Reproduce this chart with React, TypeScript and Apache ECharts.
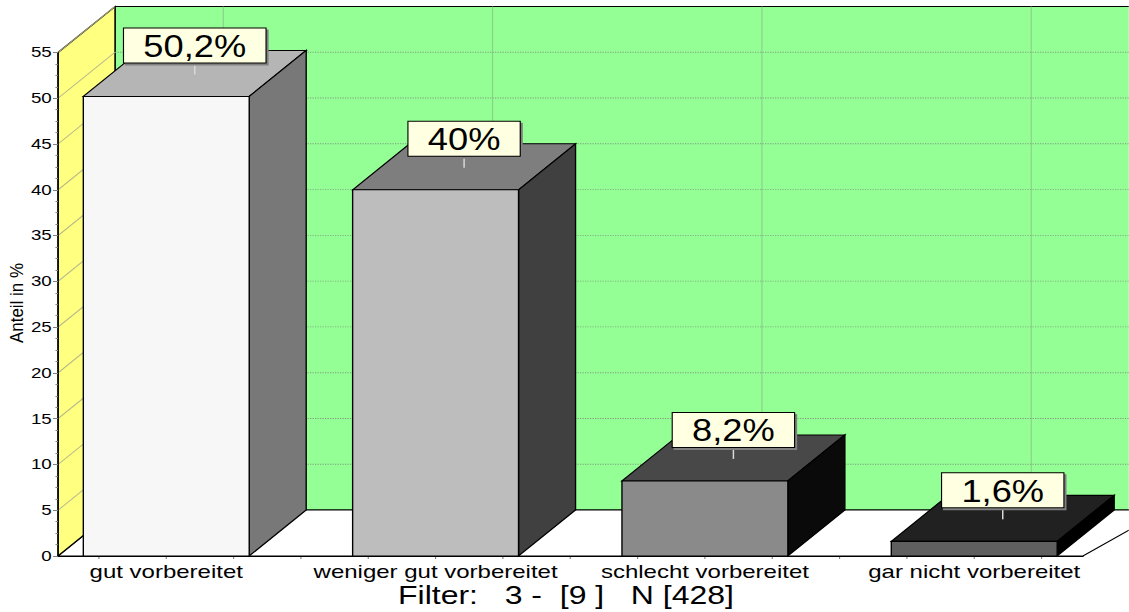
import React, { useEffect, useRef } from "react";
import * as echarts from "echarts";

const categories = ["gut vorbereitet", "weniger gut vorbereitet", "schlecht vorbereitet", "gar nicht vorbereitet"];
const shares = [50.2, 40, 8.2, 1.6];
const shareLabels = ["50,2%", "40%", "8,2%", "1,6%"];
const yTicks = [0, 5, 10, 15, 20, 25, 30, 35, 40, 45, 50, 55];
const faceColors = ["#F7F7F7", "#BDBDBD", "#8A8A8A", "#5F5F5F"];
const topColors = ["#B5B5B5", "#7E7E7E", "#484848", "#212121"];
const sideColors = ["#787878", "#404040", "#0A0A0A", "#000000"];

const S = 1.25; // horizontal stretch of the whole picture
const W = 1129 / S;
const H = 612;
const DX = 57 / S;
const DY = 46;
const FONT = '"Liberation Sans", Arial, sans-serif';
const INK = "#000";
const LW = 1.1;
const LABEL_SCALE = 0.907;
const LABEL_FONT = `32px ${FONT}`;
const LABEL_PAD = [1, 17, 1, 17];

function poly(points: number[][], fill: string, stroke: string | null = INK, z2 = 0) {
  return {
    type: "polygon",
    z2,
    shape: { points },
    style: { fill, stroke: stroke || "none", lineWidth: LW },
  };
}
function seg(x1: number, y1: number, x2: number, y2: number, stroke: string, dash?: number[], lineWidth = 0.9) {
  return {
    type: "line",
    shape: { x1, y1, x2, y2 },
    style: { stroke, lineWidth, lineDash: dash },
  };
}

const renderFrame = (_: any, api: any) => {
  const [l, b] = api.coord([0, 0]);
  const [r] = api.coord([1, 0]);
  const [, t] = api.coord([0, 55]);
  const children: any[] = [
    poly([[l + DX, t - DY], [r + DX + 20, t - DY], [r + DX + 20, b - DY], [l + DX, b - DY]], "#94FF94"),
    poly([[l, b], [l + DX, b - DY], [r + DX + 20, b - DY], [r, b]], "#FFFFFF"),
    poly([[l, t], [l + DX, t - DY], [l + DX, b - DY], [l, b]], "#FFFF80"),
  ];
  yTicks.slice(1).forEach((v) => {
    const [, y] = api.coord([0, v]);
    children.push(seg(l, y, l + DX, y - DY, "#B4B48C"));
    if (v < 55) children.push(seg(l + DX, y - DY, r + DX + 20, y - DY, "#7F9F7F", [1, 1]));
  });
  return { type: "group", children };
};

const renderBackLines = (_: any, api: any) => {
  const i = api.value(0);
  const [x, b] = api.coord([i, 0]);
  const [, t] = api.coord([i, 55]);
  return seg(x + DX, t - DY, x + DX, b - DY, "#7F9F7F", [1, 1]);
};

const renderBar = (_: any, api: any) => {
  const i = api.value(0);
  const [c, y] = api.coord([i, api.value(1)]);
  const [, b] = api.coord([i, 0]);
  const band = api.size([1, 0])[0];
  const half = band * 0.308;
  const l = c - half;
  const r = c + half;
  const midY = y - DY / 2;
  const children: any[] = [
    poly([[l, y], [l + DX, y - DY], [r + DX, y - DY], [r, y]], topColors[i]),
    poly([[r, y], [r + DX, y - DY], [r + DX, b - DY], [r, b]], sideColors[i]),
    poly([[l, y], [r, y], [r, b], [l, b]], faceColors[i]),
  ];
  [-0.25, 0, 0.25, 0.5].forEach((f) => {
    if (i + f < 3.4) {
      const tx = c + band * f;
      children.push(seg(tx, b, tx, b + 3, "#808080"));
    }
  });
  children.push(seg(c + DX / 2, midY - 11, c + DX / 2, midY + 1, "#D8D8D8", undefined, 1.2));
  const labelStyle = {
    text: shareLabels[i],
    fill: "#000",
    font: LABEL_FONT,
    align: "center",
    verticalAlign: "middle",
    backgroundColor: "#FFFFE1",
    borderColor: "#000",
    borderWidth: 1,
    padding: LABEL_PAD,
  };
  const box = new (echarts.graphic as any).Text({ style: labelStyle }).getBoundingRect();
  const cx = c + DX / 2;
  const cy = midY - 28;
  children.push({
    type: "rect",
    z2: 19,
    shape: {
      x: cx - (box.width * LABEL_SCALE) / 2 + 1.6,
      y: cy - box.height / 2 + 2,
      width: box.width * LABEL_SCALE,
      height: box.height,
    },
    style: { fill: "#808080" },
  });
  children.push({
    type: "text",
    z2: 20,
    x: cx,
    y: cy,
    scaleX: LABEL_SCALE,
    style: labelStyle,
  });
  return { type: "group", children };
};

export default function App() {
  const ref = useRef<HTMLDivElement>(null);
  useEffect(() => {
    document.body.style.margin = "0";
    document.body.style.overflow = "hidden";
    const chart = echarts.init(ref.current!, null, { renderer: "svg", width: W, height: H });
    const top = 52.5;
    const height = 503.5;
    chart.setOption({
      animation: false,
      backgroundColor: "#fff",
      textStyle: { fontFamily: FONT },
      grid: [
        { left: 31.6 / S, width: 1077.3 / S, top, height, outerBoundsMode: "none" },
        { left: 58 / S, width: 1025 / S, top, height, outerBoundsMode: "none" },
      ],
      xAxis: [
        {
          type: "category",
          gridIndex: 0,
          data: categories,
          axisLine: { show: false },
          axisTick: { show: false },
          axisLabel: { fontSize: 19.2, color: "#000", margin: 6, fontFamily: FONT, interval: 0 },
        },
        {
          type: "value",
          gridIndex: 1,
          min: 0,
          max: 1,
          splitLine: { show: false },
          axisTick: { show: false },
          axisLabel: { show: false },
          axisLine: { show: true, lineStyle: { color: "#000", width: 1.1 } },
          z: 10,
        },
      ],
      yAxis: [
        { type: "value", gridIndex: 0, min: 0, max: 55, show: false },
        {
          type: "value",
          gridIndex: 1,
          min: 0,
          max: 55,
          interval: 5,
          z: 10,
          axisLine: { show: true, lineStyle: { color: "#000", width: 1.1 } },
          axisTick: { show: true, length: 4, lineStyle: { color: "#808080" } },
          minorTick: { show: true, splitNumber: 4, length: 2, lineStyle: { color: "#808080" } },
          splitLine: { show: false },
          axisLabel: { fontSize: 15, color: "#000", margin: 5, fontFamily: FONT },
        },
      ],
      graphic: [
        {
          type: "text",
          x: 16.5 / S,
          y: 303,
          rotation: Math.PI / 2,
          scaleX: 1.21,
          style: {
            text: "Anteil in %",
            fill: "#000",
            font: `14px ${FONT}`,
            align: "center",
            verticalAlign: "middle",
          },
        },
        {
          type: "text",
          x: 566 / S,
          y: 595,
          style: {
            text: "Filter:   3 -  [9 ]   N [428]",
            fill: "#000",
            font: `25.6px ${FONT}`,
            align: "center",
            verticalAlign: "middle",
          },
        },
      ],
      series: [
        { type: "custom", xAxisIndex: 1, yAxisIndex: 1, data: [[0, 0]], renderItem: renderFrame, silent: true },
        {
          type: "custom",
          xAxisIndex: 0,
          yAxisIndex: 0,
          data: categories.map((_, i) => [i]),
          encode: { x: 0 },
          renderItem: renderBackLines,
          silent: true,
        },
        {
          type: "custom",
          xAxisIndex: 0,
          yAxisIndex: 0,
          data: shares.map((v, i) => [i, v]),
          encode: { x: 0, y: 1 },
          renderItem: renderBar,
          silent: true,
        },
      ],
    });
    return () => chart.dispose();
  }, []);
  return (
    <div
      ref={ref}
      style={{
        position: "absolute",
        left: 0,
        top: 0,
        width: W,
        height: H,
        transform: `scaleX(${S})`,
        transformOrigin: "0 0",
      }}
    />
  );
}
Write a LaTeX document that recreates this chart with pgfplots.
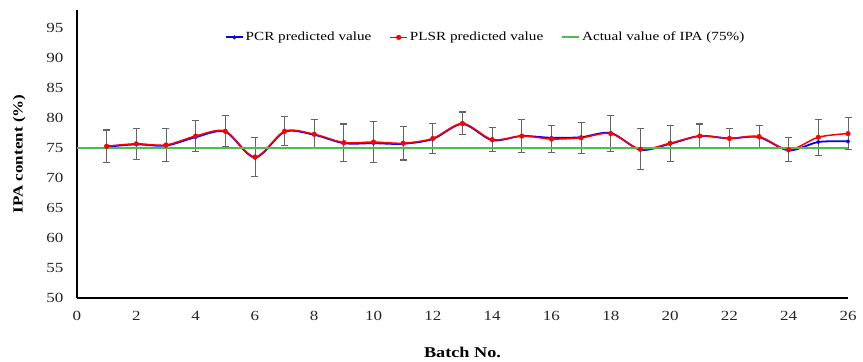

* **What you need to do**:
Start at the top of the entries and repeat each line exactly, ending at the line that contains "const LABEL_PAD = [1, 17, 1, 17];". Pictures are not part of the copy.

* **Correct answer**:
Reproduce this chart with React, TypeScript and Apache ECharts.
import React, { useEffect, useRef } from "react";
import * as echarts from "echarts";

const categories = ["gut vorbereitet", "weniger gut vorbereitet", "schlecht vorbereitet", "gar nicht vorbereitet"];
const shares = [50.2, 40, 8.2, 1.6];
const shareLabels = ["50,2%", "40%", "8,2%", "1,6%"];
const yTicks = [0, 5, 10, 15, 20, 25, 30, 35, 40, 45, 50, 55];
const faceColors = ["#F7F7F7", "#BDBDBD", "#8A8A8A", "#5F5F5F"];
const topColors = ["#B5B5B5", "#7E7E7E", "#484848", "#212121"];
const sideColors = ["#787878", "#404040", "#0A0A0A", "#000000"];

const S = 1.25; // horizontal stretch of the whole picture
const W = 1129 / S;
const H = 612;
const DX = 57 / S;
const DY = 46;
const FONT = '"Liberation Sans", Arial, sans-serif';
const INK = "#000";
const LW = 1.1;
const LABEL_SCALE = 0.907;
const LABEL_FONT = `32px ${FONT}`;
const LABEL_PAD = [1, 17, 1, 17];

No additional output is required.